The public library service has entered a phase of “rapid decline” as figures show visits have declined sharply and loans have plunged in the past five years, campaigner Tim Coates has said.
Figures released this month by the Chartered Institute of Public Finance & Accountancy (CIPFA) showed spending on the library service fell £20m in 2019/20. The figures pre-dated the March lockdown.
According to analysis of the figures and past results by Coates, the number of library visits for England was down 20.8%, from 225 million in 2014/15, to 178 million in 2019/20; and from 28 million to 23 million in Scotland, a fall of nearly 18%. Over the same period, physical book loans plunged 25%, from 191 million to 143 million for England; and 26% in Scotland, from 19 million to 14 million.
Adult book loans fell 30% for both nations while children’s were down 18% in England and 12% in Scotland. By contrast, e-book loans rocketed 87%, albeit only to 4.3 million in England. They grew by 50%, to 600,000, in Scotland.
Books available for lending fell by 15% to 47 million in England, while the total number of acquisitions was five million, compared to seven million five years earlier. Money spent on book purchases fell 32% to £40m in England, and dropped by 34% to £5m in Scotland.
The total cost of public libraries fell 14% to £756m in England, and contracted 15% to £100m in Scotland. The number of libraries open more than 10 hours per week fell 6% over the same period, from 3,076 to 2,899 in England, and were down 10% in Scotland.
CIPFA’s own analysis showed libraries becoming more reliant than ever on volunteers, and the five-year change showed the trend even more starkly. The number of libraries operated by volunteers in England has risen 60%, from 164 in 2014/15 to 364 in 2019/20. Total paid staff fell 18% over the same period, while full-time volunteers increased 16%.
Libraries Connected has warned local services are facing an average 14% cut to their budgets next year. Last week Croydon Council, which has effectively declared itself bankrupt, began holding public meetings on the future of its service. The local authority is consulting on closing or handing over up to five of its 13 libraries as it looks to make savings.
Meanwhile, Walsall Council has not reopened its own libraries after lockdown and has announced a review of the service. Council leader Mike Bird told the Express and Star: “I’m a firm believer that if we haven’t used something for the past four or five months, do we really need it?”
Coates said: "We are now seriously into a downward spiral in which library use is falling and councils don't want to pay for them. The service has been mostly closed during lockdowns, so this picture is only going to get very gloomy. There is nobody anywhere taking responsibility for what is happening and inevitably we will lose another at least 1,000 to 1,500 [libraries].
“There are possible remedies—the lack of focus on books is a bad mistake, and so is the endless obsession with technology instead of writing—but at present there is no sign anywhere of an understanding of what to do.

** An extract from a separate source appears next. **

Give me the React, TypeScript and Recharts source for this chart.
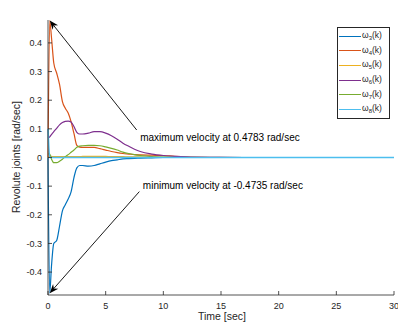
import { LineChart, Line, XAxis, YAxis, ReferenceLine, Legend } from 'recharts'

// sample times [sec]
const time = [
  0, 0.15, 0.3, 0.5, 0.75, 1, 1.25, 1.5, 1.75, 2, 2.25, 2.5, 2.75, 3, 3.5, 4, 4.5, 5, 5.5, 6, 6.5, 7, 7.5, 8,
  9, 10, 11, 12, 14, 17, 20, 25, 30,
]

// joint velocities [rad/sec]
const w3 = [
  0, -0.4735, -0.38, -0.3, -0.29, -0.24, -0.186, -0.165, -0.145, -0.12, -0.07, -0.036, -0.028, -0.028, -0.03,
  -0.028, -0.022, -0.016, -0.011, -0.008, -0.005, -0.004, -0.003, -0.002, -0.001, 0, 0, 0, 0, 0, 0, 0, 0,
]
const w4 = [
  0, 0.4783, 0.42, 0.33, 0.295, 0.255, 0.195, 0.172, 0.155, 0.125, 0.084, 0.042, 0.036, 0.035, 0.035, 0.035,
  0.031, 0.026, 0.021, 0.017, 0.014, 0.012, 0.01, 0.009, 0.008, 0.007, 0.004, 0.002, 0.0005, 0, 0, 0, 0,
]
const w5 = [
  0, 0.004, 0.004, 0.003, 0.003, 0.003, 0.003, 0.003, 0.003, 0.003, 0.003, 0.003, 0.003, 0.004, 0.004, 0.004,
  0.004, 0.004, 0.003, 0.003, 0.003, 0.002, 0.002, 0.002, 0.001, 0.001, 0.001, 0.0005, 0, 0, 0, 0, 0,
]
const w6 = [
  0.068, 0.072, 0.08, 0.09, 0.102, 0.114, 0.122, 0.126, 0.127, 0.124, 0.108, 0.088, 0.082, 0.082, 0.085, 0.09,
  0.09, 0.085, 0.076, 0.064, 0.05, 0.039, 0.029, 0.021, 0.012, 0.007, 0.004, 0.002, 0.0005, 0, 0, 0, 0,
]
const w7 = [
  0.013, 0.012, -0.005, -0.018, -0.018, -0.013, -0.006, 0.003, 0.01, 0.018, 0.026, 0.036, 0.04, 0.041, 0.042,
  0.042, 0.041, 0.037, 0.032, 0.026, 0.019, 0.014, 0.01, 0.007, 0.003, 0.001, 0, 0, 0, 0, 0, 0, 0,
]
const w8 = [
  0.1, 0, 0, 0, 0, 0, 0, 0, 0, 0, 0, 0, 0, 0, 0, 0, 0, 0, 0, 0, 0, 0, 0, 0, 0, 0, 0, 0, 0, 0, 0, 0, 0,
]

const xTicks = [0, 5, 10, 15, 20, 25, 30]
const yTicks = [-0.4, -0.3, -0.2, -0.1, 0, 0.1, 0.2, 0.3, 0.4]

const AX = '#262626'
const TXT = '#262626'
const FONT = '"Liberation Sans", Arial, Helvetica, sans-serif'

const rows = time.map((t, i) => ({ t, w3: w3[i], w4: w4[i], w5: w5[i], w6: w6[i], w7: w7[i], w8: w8[i] }))

const maxVel = Math.max(...w4)
const minVel = Math.min(...w3)
const tMax = time[w4.indexOf(maxVel)]
const tMin = time[w3.indexOf(minVel)]

// MATLAB-style ticks: marks point into the plot box
const BottomTick = (p: any) => (
  <g>
    <line x1={p.x} x2={p.x} y1={p.y} y2={p.y - 4} stroke={AX} strokeWidth={0.8} />
    <text x={p.x} y={p.y + 14} textAnchor="middle" fontSize={9} fill={TXT} fontFamily={FONT}>
      {p.payload.value}
    </text>
  </g>
)
const TopTick = (p: any) => <line x1={p.x} x2={p.x} y1={p.y} y2={p.y + 4} stroke={AX} strokeWidth={0.8} />
const LeftTick = (p: any) => (
  <g>
    <line x1={p.x} x2={p.x + 4} y1={p.y} y2={p.y} stroke={AX} strokeWidth={0.8} />
    <text x={p.x - 6} y={p.y + 3.2} textAnchor="end" fontSize={9} fill={TXT} fontFamily={FONT}>
      {p.payload.value}
    </text>
  </g>
)
const RightTick = (p: any) => <line x1={p.x} x2={p.x - 4} y1={p.y} y2={p.y} stroke={AX} strokeWidth={0.8} />

const TitleLabel = (p: any) => {
  const vb = p.viewBox ?? { x: 48, y: 20, width: 346, height: 0 }
  return (
    <text x={vb.x + 159} y={vb.y - 6} textAnchor="middle" fontSize={10.5} fontWeight="bold" fill="#000" fontFamily={FONT}>
      Control signals from robot arm
    </text>
  )
}
const XLabel = (p: any) => {
  const vb = p.viewBox ?? { x: 48, y: 295, width: 346, height: 32 }
  return (
    <text x={vb.x + vb.width / 2 + 1} y={vb.y + 25} textAnchor="middle" fontSize={10.5} fill={TXT} fontFamily={FONT}>
      Time [sec]
    </text>
  )
}
const YLabel = (p: any) => {
  const vb = p.viewBox ?? { x: 8, y: 20, width: 40, height: 275 }
  const cx = vb.x + 12
  const cy = vb.y + 137
  return (
    <text x={cx} y={cy} transform={`rotate(-90 ${cx} ${cy})`} textAnchor="middle" fontSize={10.5} fill={TXT} fontFamily={FONT}>
      Revolute joints [rad/sec]
    </text>
  )
}

// text arrow: line from the tail to the tip with a filled head, caption next to the tail
const arrowShape = (caption: string, dx: number, dy: number) => (p: any) => {
  const { x1, y1, x2, y2 } = p
  const a = Math.atan2(y2 - y1, x2 - x1)
  const c = Math.cos(a)
  const s = Math.sin(a)
  const len = 9
  const half = 3.5
  const bx = x2 - len * c
  const by = y2 - len * s
  const nx = x2 - len * 0.7 * c
  const ny = y2 - len * 0.7 * s
  const pts = [
    [x2, y2],
    [bx - s * half, by + c * half],
    [nx, ny],
    [bx + s * half, by - c * half],
  ]
  return (
    <g>
      <line x1={x1} y1={y1} x2={nx} y2={ny} stroke="#000" strokeWidth={0.9} />
      <polygon points={pts.map((q) => q.join(',')).join(' ')} fill="#000" />
      <text x={x1 + dx} y={y1 + dy} dominantBaseline="central" fontSize={10} fill="#000" fontFamily={FONT}>
        {caption}
      </text>
    </g>
  )
}

const LegendBox = ({ payload }: any) => (
  <div
    style={{
      border: `1px solid ${AX}`,
      background: '#fff',
      width: 53,
      boxSizing: 'border-box',
      padding: '1px 0 1px 1px',
      fontFamily: FONT,
      color: TXT,
    }}
  >
    {(payload ?? []).map((e: any) => (
      <div key={e.value} style={{ display: 'flex', alignItems: 'center', height: 14.6, fontSize: 8.5, lineHeight: 1 }}>
        <span style={{ display: 'inline-block', width: 22, borderTop: `1.5px solid ${e.color}`, marginRight: 1 }} />
        <span>
          ω<sub style={{ fontSize: 6, verticalAlign: -2 }}>{e.value}</sub>(k)
        </span>
      </div>
    ))}
  </div>
)

const series = [
  { key: 'w3', name: '3', color: '#0072BD', width: 1.2 },
  { key: 'w4', name: '4', color: '#D95319', width: 1.2 },
  { key: 'w5', name: '5', color: '#EDB120', width: 1.2 },
  { key: 'w6', name: '6', color: '#7E2F8E', width: 1.2 },
  { key: 'w7', name: '7', color: '#77AC30', width: 1.2 },
  { key: 'w8', name: '8', color: '#4DBEEE', width: 1.6 },
]

export default function App() {
  return (
    <div style={{ position: 'absolute', left: 0, top: 0, width: 398, height: 327, background: '#fff' }}>
      <LineChart width={398} height={327} data={rows} margin={{ top: 20, right: 4, bottom: 0, left: 8 }}>
        <XAxis
          dataKey="t"
          type="number"
          domain={[0, 30]}
          ticks={xTicks}
          interval={0}
          height={32}
          tickSize={0}
          tickMargin={0}
          tickLine={false}
          axisLine={{ stroke: AX, strokeWidth: 0.8 }}
          tick={BottomTick}
          label={XLabel}
        />
        <XAxis
          xAxisId="top"
          orientation="top"
          dataKey="t"
          type="number"
          domain={[0, 30]}
          ticks={xTicks}
          interval={0}
          height={0}
          tickSize={0}
          tickMargin={0}
          tickLine={false}
          axisLine={{ stroke: AX, strokeWidth: 0.8 }}
          tick={TopTick}
          label={TitleLabel}
        />
        <YAxis
          type="number"
          domain={[-0.48, 0.48]}
          ticks={yTicks}
          interval={0}
          width={40}
          tickSize={0}
          tickMargin={0}
          tickLine={false}
          axisLine={{ stroke: AX, strokeWidth: 0.8 }}
          tick={LeftTick}
          label={YLabel}
        />
        <YAxis
          yAxisId="right"
          orientation="right"
          type="number"
          domain={[-0.48, 0.48]}
          ticks={yTicks}
          interval={0}
          width={0}
          tickSize={0}
          tickMargin={0}
          tickLine={false}
          axisLine={{ stroke: '#666', strokeWidth: 1 }}
          tick={RightTick}
        />
        {series.map((s) => (
          <Line
            key={s.key}
            dataKey={s.key}
            name={s.name}
            type="monotone"
            stroke={s.color}
            strokeWidth={s.width}
            dot={false}
            activeDot={false}
            isAnimationActive={false}
          />
        ))}
        <ReferenceLine
          segment={[
            { x: 7.69, y: 0.096 },
            { x: tMax, y: maxVel },
          ]}
          ifOverflow="visible"
          shape={arrowShape(`maximum velocity at ${maxVel} rad/sec`, 3.5, 7)}
        />
        <ReferenceLine
          segment={[
            { x: 7.92, y: -0.119 },
            { x: tMin, y: minVel },
          ]}
          ifOverflow="visible"
          shape={arrowShape(`minimum velocity at ${minVel} rad/sec`, 3.5, -5.7)}
        />
        <Legend
          layout="horizontal"
          verticalAlign="middle"
          align="center"
          wrapperStyle={{ left: 337, top: 27, width: 53 }}
          content={LegendBox}
        />
      </LineChart>
    </div>
  )
}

“The book industry as a whole suffers from not having good public libraries, but there is little that they can contribute when only about £20m out of funding of £750m is spent with publishers."
Libraries Connected chief executive Isobel Hunter warned earlier this month that the organisation's members had reported an average 14% budget cut for next year, saying the level of cuts was "unsustainable".